The next fankle I let myself get wound up with was what lap I was on, I was just running not thinking about where I was, as I was being expertly counted by Ada and Mel but on the lap I thought I’d get the horn I didn’t, (Ada was giving a blast on the air horn when folk were going through 100 miles) fair enough, wishful thinking on my part, next lap I still didn’t get the horn… mild panic! Where the feck am I? Apparently in the small hours when I’d gone through, Ada had asked was it me, someone said no, it was Pauline, actually it was both of us… seconds apart, sorry guys, next time I’ll pay more attention to where I am and Ada, we’ll get our names printed on our vests!
|photo from Julie Clarke|
It was at 10.00am two hours to go, it was confirmed I went through lap 25, 100 miles, a brilliant achievement, I know, but I was confused, my reaction and words were definitely not lady like, I let cracks appear in my armour. I wasn’t letting go, but I said “I don’t think I can do two more laps!” Kevin then said the perfect thing, “You‘ve only got one lap to go, ‘cause you don’t count the one you’re on!” Light-bulb moment! Damn right, how could I forget, those are the very words I used on myself when running laps for the first time during Glenrothes 50k eleven years ago! He also said I was in second place and Pauline was in third.
I gave myself a talking to, I’d been listening to my head, a bad move and never to be done during a race, because your head always give you duff information, like stop it hurts or you don’t have to work so hard. Time to tell it to shut the fuck up! The only limits are the ones we oppose on ourselves and time to give full rein to my heart and soul, I have two hours left to equal last year, it was going to be hard but I’m going for it. My breathing was loud, a proper drama queen donkey bray, the back of my throat was swollen and raw, and if my body was a car the petrol light was flashing red, motoring on fumes. But my determination was the only fuel I needed now, I felt a little light headed going up the hill and tried to control my breathing without making such a racket, I caught up with Stan, he was going to make the 100 miles this lap, I told him what I was attempting, he didn’t bullshit me, it was going to be close and his parting words as I pulled away “You’ve done really well anyway.” brought my emotion into my throat, my reply “Yeah, I know but I want to try.”

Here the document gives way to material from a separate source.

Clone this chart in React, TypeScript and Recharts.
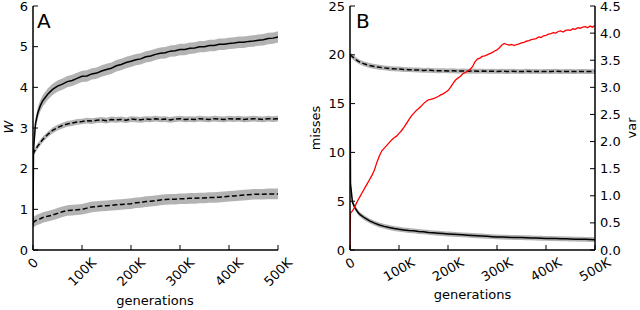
import React from 'react';
import { ComposedChart, Line, Area, XAxis, YAxis } from 'recharts';

// generations, in thousands
const GENS = [0, 1, 5, 10, 15, 20, 30, 40, 50, 60, 70, 80, 90, 100,
  110, 120, 130, 140, 150, 160, 170, 180, 190, 200,
  210, 220, 230, 240, 250, 260, 270, 280, 290, 300,
  310, 320, 330, 340, 350, 360, 370, 380, 390, 400,
  410, 420, 430, 440, 450, 460, 470, 480, 490, 500];

// panel A: W
const A_TOP = [0.6, 2.45, 3.1, 3.38, 3.55, 3.67, 3.83, 3.95, 4.03, 4.08, 4.14, 4.17, 4.22, 4.27,
  4.28, 4.33, 4.35, 4.4, 4.44, 4.47, 4.53, 4.56, 4.61, 4.64,
  4.68, 4.7, 4.75, 4.77, 4.81, 4.84, 4.85, 4.89, 4.9, 4.93,
  4.93, 4.96, 4.97, 5.0, 5.0, 5.03, 5.03, 5.06, 5.06, 5.08,
  5.09, 5.11, 5.11, 5.13, 5.14, 5.16, 5.17, 5.2, 5.21, 5.24];
const A_MID = [2.35, 2.38, 2.47, 2.56, 2.64, 2.72, 2.84, 2.94, 3.01, 3.06, 3.1, 3.12, 3.15, 3.16,
  3.18, 3.17, 3.19, 3.2, 3.18, 3.21, 3.2, 3.21, 3.19, 3.22,
  3.21, 3.2, 3.22, 3.21, 3.23, 3.21, 3.22, 3.2, 3.22, 3.23,
  3.21, 3.22, 3.21, 3.23, 3.22, 3.21, 3.23, 3.22, 3.21, 3.23,
  3.22, 3.23, 3.21, 3.22, 3.23, 3.22, 3.21, 3.23, 3.22, 3.23];
const A_LOW = [0.66, 0.68, 0.72, 0.75, 0.77, 0.8, 0.83, 0.86, 0.9, 0.94, 0.97, 0.98, 0.99, 1.0,
  1.03, 1.06, 1.07, 1.08, 1.09, 1.1, 1.11, 1.12, 1.13, 1.14,
  1.16, 1.17, 1.19, 1.2, 1.21, 1.23, 1.24, 1.25, 1.25, 1.26,
  1.26, 1.27, 1.27, 1.28, 1.28, 1.29, 1.29, 1.3, 1.31, 1.32,
  1.33, 1.34, 1.35, 1.36, 1.37, 1.37, 1.37, 1.38, 1.38, 1.38];
const A_SPREAD = { top: 0.14, mid: 0.07, low: 0.13 };

// panel B: misses
const B_UPPER = [20.0, 19.95, 19.8, 19.6, 19.4, 19.25, 19.05, 18.9, 18.8, 18.72, 18.66, 18.6, 18.56, 18.55,
  18.5, 18.48, 18.45, 18.44, 18.4, 18.42, 18.38, 18.37, 18.38, 18.35,
  18.36, 18.33, 18.35, 18.32, 18.34, 18.31, 18.33, 18.3, 18.32, 18.3,
  18.32, 18.29, 18.31, 18.3, 18.28, 18.31, 18.29, 18.3, 18.28, 18.3,
  18.29, 18.31, 18.28, 18.3, 18.29, 18.28, 18.3, 18.29, 18.28, 18.29];
const B_LOWER = [20.0, 6.8, 4.9, 4.35, 3.95, 3.65, 3.28, 2.98, 2.75, 2.56, 2.42, 2.3, 2.2, 2.12,
  2.06, 2.0, 1.96, 1.9, 1.86, 1.8, 1.76, 1.72, 1.68, 1.64,
  1.61, 1.58, 1.55, 1.52, 1.49, 1.46, 1.43, 1.4, 1.37, 1.34,
  1.32, 1.3, 1.29, 1.28, 1.27, 1.25, 1.24, 1.22, 1.21, 1.19,
  1.18, 1.17, 1.15, 1.14, 1.13, 1.11, 1.1, 1.09, 1.07, 1.06];
const B_SPREAD = 0.25;

// panel B: var (right axis)
const VAR_GENS = [0, 1, 5, 10, 15, 20, 25, 30, 35, 40, 45, 50, 55, 60, 65, 70, 75, 80, 85, 90, 95, 100,
  105, 110, 115, 120, 125, 130, 135, 140, 145, 150, 155, 160, 165, 170, 175, 180, 185, 190, 195, 200,
  205, 210, 215, 220, 225, 230, 235, 240, 245, 250, 255, 260, 265, 270, 275, 280, 285, 290, 295, 300,
  305, 310, 315, 320, 325, 330, 335, 340, 345, 350, 355, 360, 365, 370, 375, 380, 385, 390, 395, 400,
  405, 410, 415, 420, 425, 430, 435, 440, 445, 450, 455, 460, 465, 470, 475, 480, 485, 490, 495, 500];
const VAR = [0.02, 0.68, 0.72, 0.8, 0.9, 0.98, 1.06, 1.14, 1.22, 1.3, 1.38, 1.48, 1.62, 1.74, 1.83, 1.88, 1.93, 1.98, 2.03, 2.07, 2.1, 2.15,
  2.2, 2.26, 2.33, 2.4, 2.47, 2.52, 2.57, 2.61, 2.65, 2.7, 2.74, 2.77, 2.78, 2.79, 2.81, 2.83, 2.86, 2.88, 2.91, 2.94,
  3.0, 3.07, 3.13, 3.17, 3.2, 3.25, 3.27, 3.3, 3.33, 3.38, 3.47, 3.52, 3.54, 3.57, 3.58, 3.6, 3.62, 3.64, 3.67, 3.69,
  3.73, 3.78, 3.81, 3.79, 3.78, 3.79, 3.77, 3.79, 3.8, 3.82, 3.83, 3.85, 3.86, 3.88, 3.89, 3.9, 3.93, 3.92, 3.95, 3.96,
  3.98, 3.99, 4.01, 4.0, 4.03, 4.04, 4.02, 4.05, 4.06, 4.05, 4.08, 4.07, 4.1, 4.09, 4.11, 4.12, 4.1, 4.13, 4.11, 4.14];

const X_TICKS = [0, 100, 200, 300, 400, 500];
const A_Y_TICKS = [0, 1, 2, 3, 4, 5, 6];
const B_Y_TICKS = [0, 5, 10, 15, 20, 25];
const VAR_TICKS = [0, 0.5, 1, 1.5, 2, 2.5, 3, 3.5, 4, 4.5];

const FONT = '"DejaVu Sans", sans-serif';
const BAND = '#b3b3b3';

const fmtGen = (v: number) => (v === 0 ? '0' : `${v}K`);

const series = (vals: number[], spread: number) =>
  GENS.map((g, i) => ({ g, v: vals[i], band: [vals[i] - spread, vals[i] + spread] }));

const makeBottomTick = (angle: number) => (props: any) => {
  const { x, y, payload } = props;
  const label = fmtGen(payload.value);
  const a = (angle * Math.PI) / 180;
  const w = label.length * 8.3;
  const h = w * Math.sin(a) + 12 * Math.cos(a);
  const cy = y + 6 + h / 2;
  return (
    <g>
      <line x1={x} x2={x} y1={y} y2={y - 5} stroke="#000" />
      <text x={x} y={cy} textAnchor="middle" dominantBaseline="central" fontSize={13} fontFamily={FONT}
        fill="#000" transform={`rotate(${-angle} ${x} ${cy})`}>{label}</text>
    </g>
  );
};

const TopTick = (props: any) => {
  const { x, y } = props;
  return <line x1={x} x2={x} y1={y} y2={y + 5} stroke="#000" />;
};

const makeLeftTick = (fmt: (v: number) => string) => (props: any) => {
  const { x, y, payload } = props;
  return (
    <g>
      <line x1={x} x2={x + 5} y1={y} y2={y} stroke="#000" />
      <text x={x - 5} y={y + 4.5} textAnchor="end" fontSize={13} fontFamily={FONT} fill="#000">{fmt(payload.value)}</text>
    </g>
  );
};

const makeRightTick = (fmt: ((v: number) => string) | null) => (props: any) => {
  const { x, y, payload } = props;
  return (
    <g>
      <line x1={x} x2={x - 5} y1={y} y2={y} stroke="#000" />
      {fmt && <text x={x + 5} y={y + 4.5} textAnchor="start" fontSize={13} fontFamily={FONT} fill="#000">{fmt(payload.value)}</text>}
    </g>
  );
};

const axisLine = { stroke: '#000', strokeWidth: 1.5 };

const PanelA = () => {
  const top = series(A_TOP, A_SPREAD.top);
  const mid = series(A_MID, A_SPREAD.mid);
  const low = series(A_LOW, A_SPREAD.low);
  return (
    <ComposedChart width={300} height={310} margin={{ top: 6, right: 22, bottom: 0, left: 0 }}>
      <XAxis xAxisId="b" dataKey="g" type="number" domain={[0, 500]} ticks={X_TICKS} allowDataOverflow
        height={60} tickSize={0} tickMargin={0} tickLine={false} axisLine={axisLine} tick={makeBottomTick(45)} interval={0} />
      <XAxis xAxisId="t" orientation="top" dataKey="g" type="number" domain={[0, 500]} ticks={X_TICKS} allowDataOverflow
        height={0} tickSize={0} tickMargin={0} tickLine={false} axisLine={axisLine} tick={TopTick} interval={0} />
      <YAxis yAxisId="l" type="number" domain={[0, 6]} ticks={A_Y_TICKS} allowDataOverflow width={33}
        tickSize={0} tickMargin={0} tickLine={false} axisLine={axisLine} tick={makeLeftTick((v) => String(v))} interval={0} />
      <YAxis yAxisId="r" orientation="right" type="number" domain={[0, 6]} ticks={A_Y_TICKS} allowDataOverflow width={0}
        tickSize={0} tickMargin={0} tickLine={false} axisLine={axisLine} tick={makeRightTick(null)} interval={0} />
      <Area xAxisId="b" yAxisId="l" data={top} dataKey="band" type="linear" stroke="none" fill={BAND} fillOpacity={1} isAnimationActive={false} />
      <Area xAxisId="b" yAxisId="l" data={mid} dataKey="band" type="linear" stroke="none" fill={BAND} fillOpacity={1} isAnimationActive={false} />
      <Area xAxisId="b" yAxisId="l" data={low} dataKey="band" type="linear" stroke="none" fill={BAND} fillOpacity={1} isAnimationActive={false} />
      <Line xAxisId="b" yAxisId="l" data={top} dataKey="v" type="linear" stroke="#000" strokeWidth={1.5} dot={false} isAnimationActive={false} />
      <Line xAxisId="b" yAxisId="l" data={mid} dataKey="v" type="linear" stroke="#000" strokeWidth={1.5} strokeDasharray="5 2.5" dot={false} isAnimationActive={false} />
      <Line xAxisId="b" yAxisId="l" data={low} dataKey="v" type="linear" stroke="#000" strokeWidth={1.5} strokeDasharray="5 2.5" dot={false} isAnimationActive={false} />
    </ComposedChart>
  );
};

const PanelB = () => {
  const upper = series(B_UPPER, B_SPREAD);
  const lower = series(B_LOWER, B_SPREAD);
  const variance = VAR_GENS.map((g, i) => ({ g, v: VAR[i] }));
  return (
    <ComposedChart width={320} height={310} margin={{ top: 6, right: 0, bottom: 0, left: 0 }}>
      <XAxis xAxisId="b" dataKey="g" type="number" domain={[0, 500]} ticks={X_TICKS} allowDataOverflow
        height={60} tickSize={0} tickMargin={0} tickLine={false} axisLine={axisLine} tick={makeBottomTick(30)} interval={0} />
      <XAxis xAxisId="t" orientation="top" dataKey="g" type="number" domain={[0, 500]} ticks={X_TICKS} allowDataOverflow
        height={0} tickSize={0} tickMargin={0} tickLine={false} axisLine={axisLine} tick={TopTick} interval={0} />
      <YAxis yAxisId="l" type="number" domain={[0, 25]} ticks={B_Y_TICKS} allowDataOverflow width={30}
        tickSize={0} tickMargin={0} tickLine={false} axisLine={axisLine} tick={makeLeftTick((v) => String(v))} interval={0} />
      <YAxis yAxisId="r" orientation="right" type="number" domain={[0, 4.5]} ticks={VAR_TICKS} allowDataOverflow width={45}
        tickSize={0} tickMargin={0} tickLine={false} axisLine={axisLine} tick={makeRightTick((v) => v.toFixed(1))} interval={0} />
      <Area xAxisId="b" yAxisId="l" data={upper} dataKey="band" type="linear" stroke="none" fill={BAND} fillOpacity={1} isAnimationActive={false} />
      <Area xAxisId="b" yAxisId="l" data={lower} dataKey="band" type="linear" stroke="none" fill={BAND} fillOpacity={1} isAnimationActive={false} />
      <Line xAxisId="b" yAxisId="l" data={upper} dataKey="v" type="linear" stroke="#000" strokeWidth={1.5} strokeDasharray="5 2.5" dot={false} isAnimationActive={false} />
      <Line xAxisId="b" yAxisId="l" data={lower} dataKey="v" type="linear" stroke="#000" strokeWidth={1.5} dot={false} isAnimationActive={false} />
      <Line xAxisId="b" yAxisId="r" data={variance} dataKey="v" type="linear" stroke="#ff0000" strokeWidth={1.3} dot={false} isAnimationActive={false} />
    </ComposedChart>
  );
};

export default function App() {
  return (
    <div style={{ position: 'absolute', left: 0, top: 0, width: 640, height: 310, background: '#fff', overflow: 'hidden' }}>
      <div style={{ position: 'absolute', left: 0, top: 0 }}><PanelA /></div>
      <div style={{ position: 'absolute', left: 320, top: 0 }}><PanelB /></div>
      <svg width={640} height={310} style={{ position: 'absolute', left: 0, top: 0, pointerEvents: 'none' }}
        fontFamily={FONT} fill="#000">
        <text x={37} y={28} fontSize={20}>A</text>
        <text x={356} y={28} fontSize={20}>B</text>
        <text x={8} y={127} fontSize={13} fontStyle="italic" textAnchor="middle" dominantBaseline="central"
          transform="rotate(-90 8 127)">W</text>
        <text x={315} y={128} fontSize={13} textAnchor="middle" dominantBaseline="central"
          transform="rotate(-90 315 128)">misses</text>
        <text x={631} y={128} fontSize={13} textAnchor="middle" dominantBaseline="central"
          transform="rotate(-90 631 128)">var</text>
        <text x={155} y={305} fontSize={13} textAnchor="middle">generations</text>
        <text x={472.5} y={299} fontSize={13} textAnchor="middle">generations</text>
      </svg>
    </div>
  );
}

It must have been just before 11.00am, I charged into base camp and shouted to Ada “Do I have time for one more lap?”
Ok, last lap, COME ON! Kevin gave me a couple of bits of tablet, which was all I could face. I pushed as hard as I could. Again I felt a wee bit light headed on the hill, the emotion of the effort was rising from my chest and threatened to hamper my breathing even more, I wasn’t distressed, this was my choice to work so hard, I could faint at the finish, just the thought of lying on the grass… but I couldn’t let go, not yet. I shouted out loud “I DO NOT GIVE UP!”
I caught up with Rab just before reaching base camp; we must have been the last two to come in from the four mile lap and on to the small loop.
|photo from Glenmore24 Trail Race|
I was relieved I’d made it back before the end of the race and get the 108 miles. I hit the grass like a boxer going for a last minute knock-out, seconds out, final round, ding ding! I had worked so hard for the last few hours I wasn’t letting go for the last ten minute,
I flew round the grass and ran up the hill, down the other side and looked at the clock, I flew round another lap, this clock's stopped! Pauline was with me and we ran together, she shouted “Get your head up!” Yeah, good point, I’d let go of my form, running like a mad, slavering hound breathing like a barking rabid dog.
|photo from Julie Clarke|
I was so glad that everyone was cheering so loudly they wouldn’t hear me breathe. Eventually I could hear folk count down 10, 9, 8… 3, 2, 1! Air horn! Aaahhh, a final sigh of relief, we’ve finished; Pauline and I gave each other a quick pat on the back. Gimme that grass! We had stopped on the hill so I took advantage of the gradient and placed my head at the bottom and my feet at the top, I even held them up for a few moments to stave off the post-race faint. The race Doc walked round checking everyone, “Yep, you're alive, you're alive, you're alive” Ok, I’ll believe you! We’d been given a tent peg with our race number on it to stick in the ground when we finished, it wasn’t necessary in my case my carcass was still on the ground when Bill and Mike measured our final distances. 103 miles for Pauline and 109 for me, it was hard fought for and I’m thrilled I managed to surpass last year and run the second furthest distance I’ve ever gone.
|photo from Mel|
I eventually managed to get up and shuffle back to our tent; it took a bit of time. I put on enough layers that if I stood next to the Michelin man he would've looked svelte, at the end of previous 24 hour races I’ve had uncontrollable chitters and felt so cold.
Next task was to shuffle over for the prize giving, I took my chair.
|photo from Julie Clarke|
"Ok Pauline, you pretend you're sorting your shoe, I'll hang onto the back of this chair and no one will know we're unconscious!"
|Glenmore24 Trail Race|
Everyone was awarded their medal and bottle of beer individually then 1st, 2nd and 3rd Male and Female for the 12 hour race, then the 24 hour runners got their bottle of beer and medals followed with the first three finishers. Bill gave Pauline her prize for third, I was readying myself to stand then Bill said “In second place, Wendy MacKinnon” Eh… there’s been a mistake…. “In first place, Fiona Rennie” REALLY??? I think I kept the emotion from crumpling my face and I looked happy! I have achieved my first race win!
Last year the Glenmore 24 showed promise of being a top event in Scottish Ultra and now in its second year it has established itself as a top event in Scottish Ultra, thanks to the hard work of Mike Bill, Ada and all their helpers. An outstandingly well organised, friendly event, in stunning scenery with a special bunch of people, I can see the internet crashing when entries open for next year.
One more first, I never thought I’d ever emulate the Tennent’s Lager Burds!